■ DATASET EXCERPT ■
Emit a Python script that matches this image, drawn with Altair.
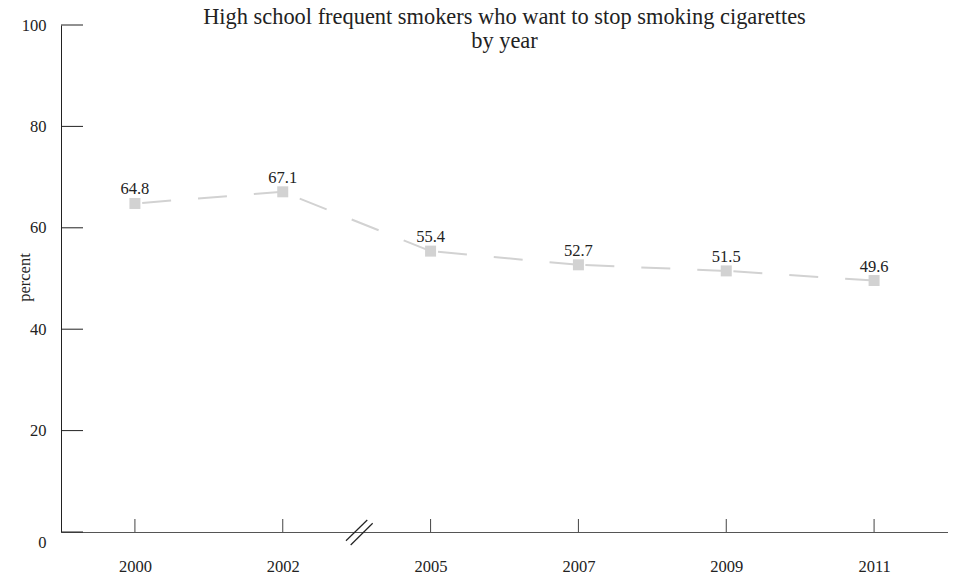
import json
import altair as alt
import pandas as pd

# ---- data ----
years = ["2000", "2002", "2005", "2007", "2009", "2011"]
values = [64.8, 67.1, 55.4, 52.7, 51.5, 49.6]
y_ticks = [0, 20, 40, 60, 80, 100]
title_lines = ["High school frequent smokers who want to stop smoking cigarettes", "by year"]
y_title = "percent"
break_after = 1  # axis break drawn between 2002 and 2005

# ---- layout / style ----
W, H = 887, 507
FONT = "Liberation Serif"
TXT = "#222222"
LINE = "#d2d2d2"
FS = 16.5

idx = list(range(len(years)))
points = pd.DataFrame({"i": idx, "year": years, "v": values})
# each segment drawn from its right point toward its left point
segs = pd.DataFrame({"xa": idx[1:], "ya": values[1:], "xb": idx[:-1], "yb": values[:-1]})
yt = pd.DataFrame({"t": y_ticks})
xt = pd.DataFrame({"i": idx})

xdom = [-0.5, len(years) - 0.5]
px_x = W / (xdom[1] - xdom[0])
px_y = H / (y_ticks[-1] - y_ticks[0])
bc = break_after + 0.5


def bx(dpx):
    return bc + dpx / px_x


def by(dpx):  # dpx: pixels below the x axis
    return -dpx / px_y


brk = pd.DataFrame({
    "x1": [bx(-10.7), bx(-6.0)],
    "x2": [bx(10.6), bx(16.0)],
    "y1": [by(8.7), by(13.0)],
    "y2": [by(-12.0), by(-8.7)],
})

xs = alt.Scale(domain=xdom, nice=False, zero=False)
ys = alt.Scale(domain=[y_ticks[0], y_ticks[-1]], nice=False, zero=False)

label_expr = json.dumps(years) + "[datum.value]"

x_axis = alt.Axis(
    values=idx, labelExpr=label_expr, ticks=False, grid=False,
    domainColor="#555555", domainWidth=1,
    labelFont=FONT, labelFontSize=FS, labelColor=TXT, labelPadding=26,
    labelFlush=False, title=None,
)
y_axis = alt.Axis(
    values=y_ticks, ticks=False, grid=False,
    domainColor="#222222", domainWidth=1,
    labelFont=FONT, labelFontSize=FS, labelColor=TXT, labelPadding=15,
    labelFlush=False,
    labelOffset={"condition": {"test": "datum.value === 0", "value": 10}, "value": 0},
    title=y_title, titleFont=FONT, titleFontSize=FS, titleFontWeight="normal",
    titleColor=TXT, titleAngle=270, titleX=-31.5, titleY=252,
    titleAlign="center", titleBaseline="alphabetic",
)

line = alt.Chart(segs).mark_rule(
    color=LINE, strokeWidth=2, strokeDash=[29, 27], strokeCap="butt"
).encode(
    x=alt.X("xa:Q", scale=xs, axis=x_axis), x2="xb:Q",
    y=alt.Y("ya:Q", scale=ys, axis=y_axis), y2="yb:Q",
)

yticks = alt.Chart(yt).mark_rule(color="#222222", strokeWidth=1).encode(
    y=alt.Y("t:Q", scale=ys, axis=y_axis),
    x=alt.value(0), x2=alt.value(22),
)

xticks = alt.Chart(xt).mark_rule(color="#444444", strokeWidth=1).encode(
    x=alt.X("i:Q", scale=xs, axis=x_axis),
    y=alt.value(H), y2=alt.value(H - 13),
)

breaks = alt.Chart(brk).mark_rule(color="#222222", strokeWidth=1.2).encode(
    x=alt.X("x1:Q", scale=xs, axis=x_axis), x2="x2:Q",
    y=alt.Y("y1:Q", scale=ys, axis=y_axis), y2="y2:Q",
)

squares = alt.Chart(points).mark_square(size=121, color=LINE, opacity=1, filled=True).encode(
    x=alt.X("i:Q", scale=xs, axis=x_axis),
    y=alt.Y("v:Q", scale=ys, axis=y_axis),
)

labels = alt.Chart(points).mark_text(
    baseline="alphabetic", dy=-9, font=FONT, fontSize=FS, color=TXT
).encode(
    x=alt.X("i:Q", scale=xs, axis=x_axis),
    y=alt.Y("v:Q", scale=ys, axis=y_axis),
    text=alt.Text("v:Q", format=".1f"),
)

chart = alt.layer(line, yticks, xticks, breaks, squares, labels).properties(
    width=W, height=H,
    autosize=alt.AutoSizeParams(type="none"),
    padding={"left": 53, "top": 17, "right": 0, "bottom": 44},
    title=alt.TitleParams(
        text=title_lines, anchor="middle", font=FONT, fontSize=22.4,
        fontWeight="normal", color=TXT, lineHeight=24,
        baseline="alphabetic", offset=0, dy=53,
    ),
).configure_view(strokeWidth=0)

chart.save("out.html", embed_options={"renderer": "svg", "actions": False})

■ TO DO ■
Count how many lines include the string "drawn". Nothing but the number is needed.

■ REPLY TO THE EXERCISE ■
3